# Homework Help: How can I calculate the sum of the following infinite series?

1. Jul 3, 2012

### Hernaner28

1. The problem statement, all variables and given/known data

1) $$\displaystyle \sum\limits_{n=1}^{\infty }{\frac{{{n}^{3}}}{{{e}^{n}}}}$$

2) $$\displaystyle \sum\limits_{n=1}^{\infty }{\frac{-1}{2\left( n+1 \right)}+\frac{2}{\left( n+2 \right)}-\frac{3}{n\left( n+3 \right)}}$$

2. Relevant equations

3. The attempt at a solution

I've proved that both series converge. In fact the second series was given like this:
$$\displaystyle \sum\limits_{n=1}^{\infty }{\frac{n}{\left( n+1 \right)\left( n+2 \right)\left( n+3 \right)}}$$
I just simplified to calculate the sum. Anyway, I don't know how to do that. I don't know when I am able to split the series into sum of series because I know that it cannot be done sometimes but sometimes it can.

Thanks

2. Jul 3, 2012

### tt2348

for
$\sum\limits_{n=1}^{\infty}\frac{n}{(n+1)(n+2)(n+3)}$
I get when expanded
$\sum\limits_{n=1}^{\infty}\frac{n}{(n+1)(n+2)(n+3)}=\sum\limits_{n=1}^{\infty}-\frac{1}{2}(\frac{1}{n+1})+2(\frac{1}{n+2})-\frac{3}{2}(\frac{1}{n+3})=\sum\limits_{n=1}^{ \infty} \frac{1}{2}(\frac{1}{n+2}-\frac{1}{n+1})+\frac{3}{2}(\frac{1}{n+2}-\frac{1}{n+3})$
any ideas what to do with that?

3. Jul 3, 2012

### Hernaner28

Yeah, it's a telescopic. It was really simple. Didn't realize.

And for the first, any idea?

Thanks!

BTW Do you know in which cases it's possible to separate the series into sum of series?

4. Jul 3, 2012

### tt2348

for telescoping... when you see things like n/(n+k)!, or 1/(n+1)(n+2).. style
it's just an intuitive feeling you'll learn.

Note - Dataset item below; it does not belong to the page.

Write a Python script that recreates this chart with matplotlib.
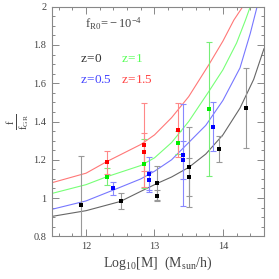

for the first.. I have a method, but it's not pretty,
are you familiar with power series?

5. Jul 3, 2012

### tt2348

for x<1
$f(x)=\sum\limits_{n=1}^{\infty}x^{n}=\frac{1}{1-x}$
then $f'(x)=\sum\limits_{n=1}^{\infty}nx^{n-1}$
implies $xf'(x)=\sum\limits_{n=1}^{\infty}nx^{n}$
so $x\frac{d}{dx}(xf'(x))=\sum\limits_{n=1}^{\infty}n^2x^{n}$
and finally $g(x)=x\frac{d}{dx}(x\frac{d}{dx}(xf'(x)))=\sum \limits_{n=1}^{ \infty}n^3x^{n}$

using f(x)=1/(1-x)... , find g(x), and plug in 1/e

6. Jul 3, 2012

### Hernaner28

Wow, that's pretty tough, THANK YOUU!!!